Sustainable synthesis of hollow Cu-loaded poly(m-phenylenediamine) particles and their application for arsenic removal

Abstract

A new Cu-catalyzed air oxidation method was successfully developed to prepare Cu-loaded poly(m-phenylenediamine) (PmPD) with monomer conversion rates close to 100%. The polymerization process was examined by the in situ tracking of open-circuit potential (OCP) and pH. The product was characterized with scanning electron microscopy (SEM), transmission electron microscopy (TEM), Fourier transform infrared spectroscopy (FTIR), X-ray photoelectron spectroscopy (XPS), X-ray diffraction (XRD). The results show that the Cu catalytic effect in the air oxidation was responsible for the great enhancement of monomers conversion rates. On increasing Cu addition, PmPD particles tended to form hollow microstructures, which may result from a dehydration effect.
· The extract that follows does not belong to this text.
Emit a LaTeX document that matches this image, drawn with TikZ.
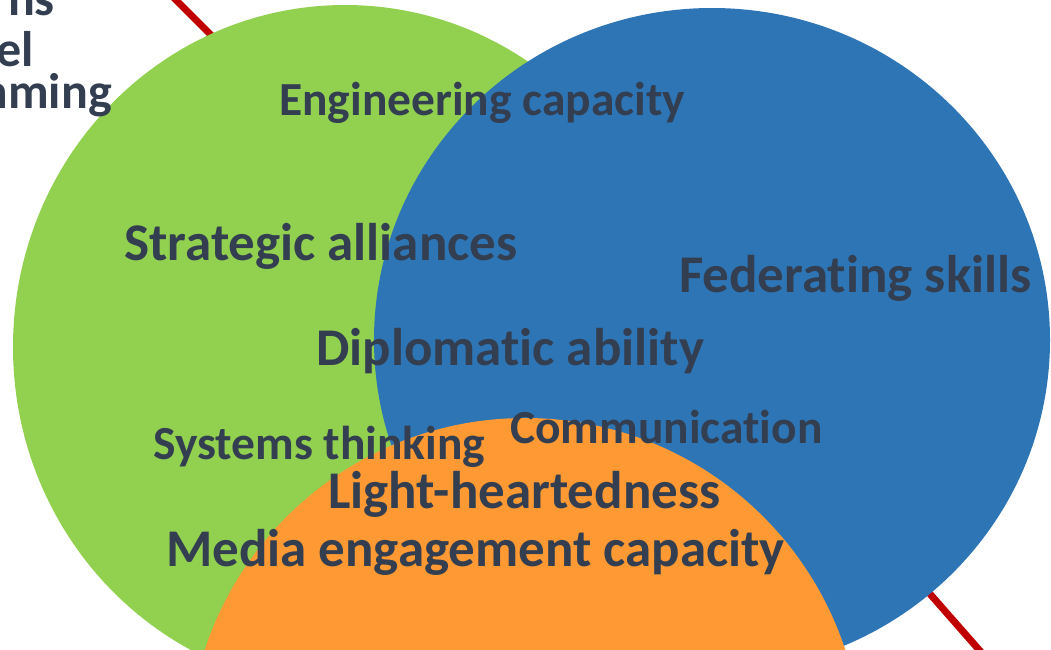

Furthermore, the as-obtained samples have superior arsenic(V) removal performance in aqueous solution. The adsorption equilibrium can be rapidly reached within 10 min. Higher loadings of Cu particles exhibited an improved arsenic(V) removal capability of 27.4 mg g⁻¹, much higher than in other reports. The adsorption behavior can be well described by Freundlich and pseudo-second-order models. The related possible mechanisms have been explored carefully.